-- Start of Exercise inputs --
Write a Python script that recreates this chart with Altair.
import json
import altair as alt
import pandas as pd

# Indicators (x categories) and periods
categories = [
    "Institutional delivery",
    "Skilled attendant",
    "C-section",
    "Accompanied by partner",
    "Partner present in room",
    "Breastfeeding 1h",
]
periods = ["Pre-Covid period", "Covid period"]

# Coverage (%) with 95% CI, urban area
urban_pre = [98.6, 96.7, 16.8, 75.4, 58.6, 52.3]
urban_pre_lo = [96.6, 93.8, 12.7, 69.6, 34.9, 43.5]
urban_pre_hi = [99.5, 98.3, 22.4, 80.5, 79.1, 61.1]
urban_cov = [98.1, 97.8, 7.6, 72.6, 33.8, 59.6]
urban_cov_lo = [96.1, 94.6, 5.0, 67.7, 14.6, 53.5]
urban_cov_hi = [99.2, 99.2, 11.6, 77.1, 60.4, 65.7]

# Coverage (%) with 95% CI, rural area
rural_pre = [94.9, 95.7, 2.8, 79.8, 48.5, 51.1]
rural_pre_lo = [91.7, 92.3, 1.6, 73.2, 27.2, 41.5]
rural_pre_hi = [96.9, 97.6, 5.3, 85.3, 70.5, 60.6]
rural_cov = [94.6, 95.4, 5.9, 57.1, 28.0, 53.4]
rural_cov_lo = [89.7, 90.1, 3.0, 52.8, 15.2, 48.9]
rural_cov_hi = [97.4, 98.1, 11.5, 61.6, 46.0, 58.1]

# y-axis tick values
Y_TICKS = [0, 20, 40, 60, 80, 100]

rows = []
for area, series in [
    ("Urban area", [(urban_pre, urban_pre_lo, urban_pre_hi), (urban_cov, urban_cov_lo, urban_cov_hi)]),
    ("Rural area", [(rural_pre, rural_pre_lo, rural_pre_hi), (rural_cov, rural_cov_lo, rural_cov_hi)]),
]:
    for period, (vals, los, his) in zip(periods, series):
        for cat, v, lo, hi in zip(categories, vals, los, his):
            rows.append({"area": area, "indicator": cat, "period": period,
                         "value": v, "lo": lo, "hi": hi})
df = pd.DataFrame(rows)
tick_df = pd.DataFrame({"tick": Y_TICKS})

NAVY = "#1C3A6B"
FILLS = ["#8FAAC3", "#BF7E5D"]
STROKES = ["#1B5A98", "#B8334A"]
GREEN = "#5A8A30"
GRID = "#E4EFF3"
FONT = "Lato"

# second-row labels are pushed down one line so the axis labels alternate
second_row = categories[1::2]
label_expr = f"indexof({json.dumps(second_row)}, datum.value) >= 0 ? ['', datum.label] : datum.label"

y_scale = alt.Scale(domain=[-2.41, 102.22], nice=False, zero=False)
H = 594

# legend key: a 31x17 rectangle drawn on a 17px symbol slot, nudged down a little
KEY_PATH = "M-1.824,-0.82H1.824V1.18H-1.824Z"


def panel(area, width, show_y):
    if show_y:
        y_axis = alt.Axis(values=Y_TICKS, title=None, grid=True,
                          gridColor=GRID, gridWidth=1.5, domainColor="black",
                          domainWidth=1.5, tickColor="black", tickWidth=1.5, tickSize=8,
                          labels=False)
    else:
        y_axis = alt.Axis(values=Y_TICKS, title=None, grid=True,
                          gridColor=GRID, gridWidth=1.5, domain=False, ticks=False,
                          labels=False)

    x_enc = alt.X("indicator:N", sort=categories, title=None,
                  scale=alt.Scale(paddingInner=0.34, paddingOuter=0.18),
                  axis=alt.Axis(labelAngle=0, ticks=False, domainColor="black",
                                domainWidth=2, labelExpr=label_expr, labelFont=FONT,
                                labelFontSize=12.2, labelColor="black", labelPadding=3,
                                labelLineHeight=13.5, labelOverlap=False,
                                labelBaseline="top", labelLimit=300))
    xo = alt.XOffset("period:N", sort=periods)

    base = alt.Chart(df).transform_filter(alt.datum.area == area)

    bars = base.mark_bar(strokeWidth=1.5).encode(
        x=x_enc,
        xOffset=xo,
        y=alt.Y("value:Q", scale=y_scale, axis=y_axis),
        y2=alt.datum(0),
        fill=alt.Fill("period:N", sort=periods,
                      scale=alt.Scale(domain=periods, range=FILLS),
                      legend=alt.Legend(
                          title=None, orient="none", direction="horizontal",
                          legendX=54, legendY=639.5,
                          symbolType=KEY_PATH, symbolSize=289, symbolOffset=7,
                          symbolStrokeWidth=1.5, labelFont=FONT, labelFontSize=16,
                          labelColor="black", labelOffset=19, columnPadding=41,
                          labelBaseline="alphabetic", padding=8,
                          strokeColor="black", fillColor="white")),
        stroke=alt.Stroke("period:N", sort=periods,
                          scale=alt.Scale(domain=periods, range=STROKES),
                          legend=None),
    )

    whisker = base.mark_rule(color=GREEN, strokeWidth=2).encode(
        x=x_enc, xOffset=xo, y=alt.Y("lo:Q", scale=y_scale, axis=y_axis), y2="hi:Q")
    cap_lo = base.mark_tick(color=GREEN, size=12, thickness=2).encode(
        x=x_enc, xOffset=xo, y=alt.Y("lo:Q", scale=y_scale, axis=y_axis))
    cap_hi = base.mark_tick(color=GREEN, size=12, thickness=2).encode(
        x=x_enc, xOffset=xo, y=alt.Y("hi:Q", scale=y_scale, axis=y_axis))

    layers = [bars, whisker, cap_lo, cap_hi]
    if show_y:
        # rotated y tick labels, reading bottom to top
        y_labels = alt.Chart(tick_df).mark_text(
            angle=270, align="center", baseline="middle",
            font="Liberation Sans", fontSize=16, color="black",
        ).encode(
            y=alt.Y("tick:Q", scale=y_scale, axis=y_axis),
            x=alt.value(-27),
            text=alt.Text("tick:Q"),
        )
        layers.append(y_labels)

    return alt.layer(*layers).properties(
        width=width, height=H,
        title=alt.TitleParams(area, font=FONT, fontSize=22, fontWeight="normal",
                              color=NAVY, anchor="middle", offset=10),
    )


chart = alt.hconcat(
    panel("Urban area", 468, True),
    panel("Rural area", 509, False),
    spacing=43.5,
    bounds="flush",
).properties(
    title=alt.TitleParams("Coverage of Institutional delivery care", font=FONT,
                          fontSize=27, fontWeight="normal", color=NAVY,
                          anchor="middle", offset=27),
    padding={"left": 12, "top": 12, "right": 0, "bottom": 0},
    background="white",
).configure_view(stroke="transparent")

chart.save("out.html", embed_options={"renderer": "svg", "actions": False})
-- End of Exercise inputs --
-- Start of Exercise inputs --
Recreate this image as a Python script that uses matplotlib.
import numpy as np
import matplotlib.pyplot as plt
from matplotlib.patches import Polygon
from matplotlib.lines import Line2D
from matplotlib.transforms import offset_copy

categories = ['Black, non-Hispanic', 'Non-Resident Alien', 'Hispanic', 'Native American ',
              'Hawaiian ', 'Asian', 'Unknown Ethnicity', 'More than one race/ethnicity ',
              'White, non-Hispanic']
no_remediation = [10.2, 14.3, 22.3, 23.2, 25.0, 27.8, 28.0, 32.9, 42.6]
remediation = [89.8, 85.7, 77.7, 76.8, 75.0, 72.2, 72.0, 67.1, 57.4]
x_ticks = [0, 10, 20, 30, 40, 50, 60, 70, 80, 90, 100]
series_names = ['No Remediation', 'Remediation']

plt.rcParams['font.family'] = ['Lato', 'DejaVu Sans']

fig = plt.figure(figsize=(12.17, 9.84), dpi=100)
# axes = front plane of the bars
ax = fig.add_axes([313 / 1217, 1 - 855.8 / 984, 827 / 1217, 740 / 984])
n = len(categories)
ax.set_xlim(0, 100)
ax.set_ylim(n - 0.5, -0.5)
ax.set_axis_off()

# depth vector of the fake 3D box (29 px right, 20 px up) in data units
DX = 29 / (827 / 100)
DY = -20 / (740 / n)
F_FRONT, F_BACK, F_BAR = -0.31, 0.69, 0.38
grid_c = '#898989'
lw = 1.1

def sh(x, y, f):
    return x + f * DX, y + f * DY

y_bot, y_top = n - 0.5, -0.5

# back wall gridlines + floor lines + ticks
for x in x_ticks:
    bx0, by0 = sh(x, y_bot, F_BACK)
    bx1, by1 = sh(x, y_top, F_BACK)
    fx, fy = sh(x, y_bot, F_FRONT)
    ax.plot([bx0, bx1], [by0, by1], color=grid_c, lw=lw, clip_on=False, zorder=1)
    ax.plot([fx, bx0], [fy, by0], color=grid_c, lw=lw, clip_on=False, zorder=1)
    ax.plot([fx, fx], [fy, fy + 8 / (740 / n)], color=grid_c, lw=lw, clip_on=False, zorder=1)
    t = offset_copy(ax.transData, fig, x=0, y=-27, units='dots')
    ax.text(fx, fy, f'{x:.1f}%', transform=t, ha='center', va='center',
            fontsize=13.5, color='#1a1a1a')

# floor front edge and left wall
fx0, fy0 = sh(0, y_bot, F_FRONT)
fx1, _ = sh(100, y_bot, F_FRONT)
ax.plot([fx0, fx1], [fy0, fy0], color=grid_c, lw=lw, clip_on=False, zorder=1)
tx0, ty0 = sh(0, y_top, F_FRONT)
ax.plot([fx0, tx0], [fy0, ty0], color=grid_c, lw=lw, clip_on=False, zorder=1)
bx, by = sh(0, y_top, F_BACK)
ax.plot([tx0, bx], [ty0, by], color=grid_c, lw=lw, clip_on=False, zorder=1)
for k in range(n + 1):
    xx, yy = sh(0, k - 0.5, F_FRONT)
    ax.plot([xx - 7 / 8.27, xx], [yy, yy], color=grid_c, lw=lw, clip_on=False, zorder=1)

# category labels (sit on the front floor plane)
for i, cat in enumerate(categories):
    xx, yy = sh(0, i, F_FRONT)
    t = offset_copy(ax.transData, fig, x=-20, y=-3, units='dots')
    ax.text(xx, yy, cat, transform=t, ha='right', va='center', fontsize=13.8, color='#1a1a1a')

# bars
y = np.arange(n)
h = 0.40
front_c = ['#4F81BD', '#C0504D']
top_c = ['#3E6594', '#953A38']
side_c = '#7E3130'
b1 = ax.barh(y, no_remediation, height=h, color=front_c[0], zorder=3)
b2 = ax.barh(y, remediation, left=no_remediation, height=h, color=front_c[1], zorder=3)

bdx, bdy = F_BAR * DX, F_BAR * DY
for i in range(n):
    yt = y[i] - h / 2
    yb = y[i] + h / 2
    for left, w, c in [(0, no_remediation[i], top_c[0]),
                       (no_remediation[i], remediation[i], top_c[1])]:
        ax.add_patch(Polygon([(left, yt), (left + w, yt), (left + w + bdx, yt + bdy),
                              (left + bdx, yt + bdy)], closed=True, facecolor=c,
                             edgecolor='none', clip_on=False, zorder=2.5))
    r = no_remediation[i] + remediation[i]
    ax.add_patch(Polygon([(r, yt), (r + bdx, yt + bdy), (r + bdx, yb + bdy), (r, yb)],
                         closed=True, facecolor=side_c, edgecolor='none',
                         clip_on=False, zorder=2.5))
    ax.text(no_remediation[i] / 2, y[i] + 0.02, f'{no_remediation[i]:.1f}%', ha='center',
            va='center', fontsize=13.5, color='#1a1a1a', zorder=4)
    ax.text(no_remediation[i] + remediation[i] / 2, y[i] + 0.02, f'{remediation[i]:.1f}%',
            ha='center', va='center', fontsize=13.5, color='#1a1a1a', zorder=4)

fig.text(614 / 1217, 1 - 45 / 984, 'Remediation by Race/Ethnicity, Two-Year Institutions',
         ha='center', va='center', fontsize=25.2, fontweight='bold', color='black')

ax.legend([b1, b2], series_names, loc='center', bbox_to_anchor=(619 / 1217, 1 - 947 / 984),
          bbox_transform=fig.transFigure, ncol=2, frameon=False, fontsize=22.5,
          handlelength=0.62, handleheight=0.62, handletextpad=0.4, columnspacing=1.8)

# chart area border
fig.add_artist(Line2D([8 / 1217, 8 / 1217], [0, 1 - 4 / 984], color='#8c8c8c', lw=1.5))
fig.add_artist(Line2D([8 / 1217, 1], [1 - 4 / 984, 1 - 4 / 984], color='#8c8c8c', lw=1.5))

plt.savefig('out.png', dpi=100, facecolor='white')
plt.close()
-- End of Exercise inputs --
-- Start of Exercise inputs --
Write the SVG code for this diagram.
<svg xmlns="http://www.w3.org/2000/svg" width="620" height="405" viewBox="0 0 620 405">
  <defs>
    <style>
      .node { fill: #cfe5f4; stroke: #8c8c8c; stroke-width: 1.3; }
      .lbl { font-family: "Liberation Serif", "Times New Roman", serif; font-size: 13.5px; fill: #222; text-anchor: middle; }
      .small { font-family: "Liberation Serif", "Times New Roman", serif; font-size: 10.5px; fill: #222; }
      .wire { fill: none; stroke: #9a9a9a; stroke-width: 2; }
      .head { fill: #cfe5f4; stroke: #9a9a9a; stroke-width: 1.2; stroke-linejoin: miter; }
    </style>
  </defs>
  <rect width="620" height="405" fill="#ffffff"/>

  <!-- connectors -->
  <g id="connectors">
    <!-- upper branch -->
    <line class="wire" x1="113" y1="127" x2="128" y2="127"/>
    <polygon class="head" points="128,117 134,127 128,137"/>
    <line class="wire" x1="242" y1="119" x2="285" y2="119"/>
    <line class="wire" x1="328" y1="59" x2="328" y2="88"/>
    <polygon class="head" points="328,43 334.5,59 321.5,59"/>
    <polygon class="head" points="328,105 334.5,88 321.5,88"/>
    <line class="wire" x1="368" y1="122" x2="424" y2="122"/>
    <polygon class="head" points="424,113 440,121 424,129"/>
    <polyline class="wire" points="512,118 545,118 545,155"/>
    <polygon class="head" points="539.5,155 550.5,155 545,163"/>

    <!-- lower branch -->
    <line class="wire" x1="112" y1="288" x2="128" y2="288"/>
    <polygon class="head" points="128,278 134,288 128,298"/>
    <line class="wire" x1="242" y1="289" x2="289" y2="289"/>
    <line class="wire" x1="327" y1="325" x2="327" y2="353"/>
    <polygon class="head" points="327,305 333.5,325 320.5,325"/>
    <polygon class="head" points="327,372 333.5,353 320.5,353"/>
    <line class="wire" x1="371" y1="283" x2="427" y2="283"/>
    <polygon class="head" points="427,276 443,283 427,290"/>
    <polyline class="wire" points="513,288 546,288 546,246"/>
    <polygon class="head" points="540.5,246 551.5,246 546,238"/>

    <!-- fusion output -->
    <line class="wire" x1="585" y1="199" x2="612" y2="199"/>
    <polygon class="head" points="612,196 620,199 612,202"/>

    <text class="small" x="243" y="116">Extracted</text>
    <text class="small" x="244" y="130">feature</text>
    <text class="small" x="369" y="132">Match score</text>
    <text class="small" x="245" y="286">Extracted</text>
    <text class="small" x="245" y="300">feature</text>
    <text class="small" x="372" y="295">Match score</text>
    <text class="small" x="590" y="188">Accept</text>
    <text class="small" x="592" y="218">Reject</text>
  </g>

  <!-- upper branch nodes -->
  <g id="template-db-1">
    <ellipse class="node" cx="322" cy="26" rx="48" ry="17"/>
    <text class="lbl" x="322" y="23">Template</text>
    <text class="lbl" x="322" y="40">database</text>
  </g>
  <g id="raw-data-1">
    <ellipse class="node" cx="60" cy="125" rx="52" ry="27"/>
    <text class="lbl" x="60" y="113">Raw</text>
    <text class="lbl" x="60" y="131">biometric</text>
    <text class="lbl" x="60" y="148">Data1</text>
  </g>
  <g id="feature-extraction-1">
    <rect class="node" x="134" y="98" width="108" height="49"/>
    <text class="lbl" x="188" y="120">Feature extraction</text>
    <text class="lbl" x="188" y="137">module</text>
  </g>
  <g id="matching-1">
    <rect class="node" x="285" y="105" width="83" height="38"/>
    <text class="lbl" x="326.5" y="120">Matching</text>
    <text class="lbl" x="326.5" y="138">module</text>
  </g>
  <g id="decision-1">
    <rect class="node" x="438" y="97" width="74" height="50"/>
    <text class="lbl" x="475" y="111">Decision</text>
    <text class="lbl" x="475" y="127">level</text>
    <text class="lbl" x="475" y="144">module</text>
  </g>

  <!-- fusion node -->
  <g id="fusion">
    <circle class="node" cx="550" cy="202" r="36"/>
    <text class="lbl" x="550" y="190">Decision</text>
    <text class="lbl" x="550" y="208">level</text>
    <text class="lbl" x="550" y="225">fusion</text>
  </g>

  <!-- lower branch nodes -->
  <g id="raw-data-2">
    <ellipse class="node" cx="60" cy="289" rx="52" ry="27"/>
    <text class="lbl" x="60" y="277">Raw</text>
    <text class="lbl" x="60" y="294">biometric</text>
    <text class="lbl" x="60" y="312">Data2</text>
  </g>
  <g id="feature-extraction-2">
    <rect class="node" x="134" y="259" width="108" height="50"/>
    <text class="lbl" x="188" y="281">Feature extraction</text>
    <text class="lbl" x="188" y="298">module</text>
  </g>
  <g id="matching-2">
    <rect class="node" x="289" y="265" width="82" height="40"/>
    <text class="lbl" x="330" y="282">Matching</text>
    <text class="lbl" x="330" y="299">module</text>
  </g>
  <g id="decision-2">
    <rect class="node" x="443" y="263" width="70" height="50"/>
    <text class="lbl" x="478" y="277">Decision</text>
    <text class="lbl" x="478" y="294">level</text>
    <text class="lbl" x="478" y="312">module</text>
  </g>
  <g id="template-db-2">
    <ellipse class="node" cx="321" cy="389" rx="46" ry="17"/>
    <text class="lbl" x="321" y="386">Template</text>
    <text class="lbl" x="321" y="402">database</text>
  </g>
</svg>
-- End of Exercise inputs --
Copy out exactly the lines from the one with "Write a Python" through the one with "Y_TICKS = [0, 20, 40, 60, 80, 100]", counting both ends, and no other lines.

(Final answer):
Write a Python script that recreates this chart with Altair.
import json
import altair as alt
import pandas as pd

# Indicators (x categories) and periods
categories = [
    "Institutional delivery",
    "Skilled attendant",
    "C-section",
    "Accompanied by partner",
    "Partner present in room",
    "Breastfeeding 1h",
]
periods = ["Pre-Covid period", "Covid period"]

# Coverage (%) with 95% CI, urban area
urban_pre = [98.6, 96.7, 16.8, 75.4, 58.6, 52.3]
urban_pre_lo = [96.6, 93.8, 12.7, 69.6, 34.9, 43.5]
urban_pre_hi = [99.5, 98.3, 22.4, 80.5, 79.1, 61.1]
urban_cov = [98.1, 97.8, 7.6, 72.6, 33.8, 59.6]
urban_cov_lo = [96.1, 94.6, 5.0, 67.7, 14.6, 53.5]
urban_cov_hi = [99.2, 99.2, 11.6, 77.1, 60.4, 65.7]

# Coverage (%) with 95% CI, rural area
rural_pre = [94.9, 95.7, 2.8, 79.8, 48.5, 51.1]
rural_pre_lo = [91.7, 92.3, 1.6, 73.2, 27.2, 41.5]
rural_pre_hi = [96.9, 97.6, 5.3, 85.3, 70.5, 60.6]
rural_cov = [94.6, 95.4, 5.9, 57.1, 28.0, 53.4]
rural_cov_lo = [89.7, 90.1, 3.0, 52.8, 15.2, 48.9]
rural_cov_hi = [97.4, 98.1, 11.5, 61.6, 46.0, 58.1]

# y-axis tick values
Y_TICKS = [0, 20, 40, 60, 80, 100]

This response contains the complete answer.